Artist’s impression of the Cygnus X-1 black hole.

NASA’s orbiting X-ray observatory is called Chandra and it is named after Chandrasekhar. This is the Chandra Deep Field South image – produced by pointing the X-ray telescope at a patch of sky the size of the Full Moon continuously for over six weeks. In this one small patch, Chandra gathered X-ray data from the blazing-hot accretion discs of five thousand supermassive black holes in ultra-distant galaxies.

Ultra Deep X-ray image produced by the Chandra space X-ray telescope.

Here the Chandra data is combined with data from the Hubble Space Telescope to produce the deepest ever combined X-ray, optical and infrared view of the sky. The X-ray sources detected by Chandra are shown in blue.

All these black holes are described exactly by the Kerr solution. Remarkably, the Kerr solution depends on just two parameters – the black hole’s mass and the rate at which its spins – or its angular momentum. So given these two quantities we know everything there is to know about a black hole. They can have no other features whatsoever – well, in principle they could also carry an electric charge, but there is no known way of giving a black hole a significant charge. The physicist John Wheeler summed this up with a pithy statement:

Black Holes Have No Hair!

The Kerr solution might seem rather complicated and intimidating – and it certainly isn’t straightforward to understand exactly what it means. But the magnitude of this result is totally mind-boggling. It is a short mathematical statement that encodes the exact structure of all the black holes in the universe – this is what Chandrasekhar found so staggering. The insight that this short statement gives us into black holes must be contrasted with the impossibly vast number of quantities that would be necessary to completely encapsulate the structure of the Earth or any other macroscopic body. Black holes are the only objects for which exact knowledge is possible.

Furthermore, the structure of a black hole does not evolve. It only changes due to outside influences, such as when material falls into the black hole increasing its mass and altering the rate at which it spins. So the Kerr solution describes a black hole for all time. This means that a black hole shows no scars of its earlier history. We cannot tell by looking at a black hole whether it formed from a collapsing star, from the collision of two neutron stars or some other esoteric process – the implosion of a giant bag of marshmallows, perhaps. Its entire prior history has been erased.

You might be sceptical, objecting that the Kerr solution is a mathematical result that does not necessarily describe the real world, and until recently you would have had a point.

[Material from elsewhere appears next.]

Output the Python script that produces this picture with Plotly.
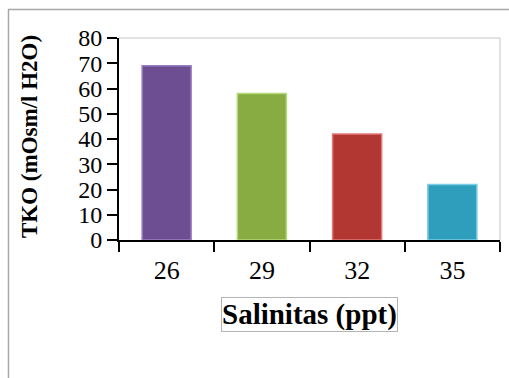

Plenty of simple mathematical results are used to model physical phenomena without representing them exactly. So how do we know that black holes really are described by the Kerr solution? In 2015, the LIGO gravitational wave observatories in the United States detected the first gravitational wave signals. Hundreds of such signals have now been received – most of which were produced by black hole mergers.

LIGO Gravitational Wave Observatory, Livingston, Louisiana.

These signals offer us the first opportunity to test general relativity in ultra-strong gravitational fields. Indeed, computer models based on general relativity are required to interpret the data received by LIGO. Physicists have generated a library of computer simulations of the gravitational waves produced in a range of astrophysical scenarios. When LIGO receives a signal it is matched to a simulation in the library and this reveals vital information about the objects – usually black holes – whose collision produced the gravitational wave signal.

Schematic illustration of gravitational waves from binary black hole system.

The good new is that general relativity has passed every test and it has enabled physicists to extract a great deal of information from these signals – such as the masses of the colliding black holes and the distances to the merger events. So it seems that general relativity is accurate even in the most extreme gravitational scenarios, which means that the Kerr solution really does give a precise picture of a black hole.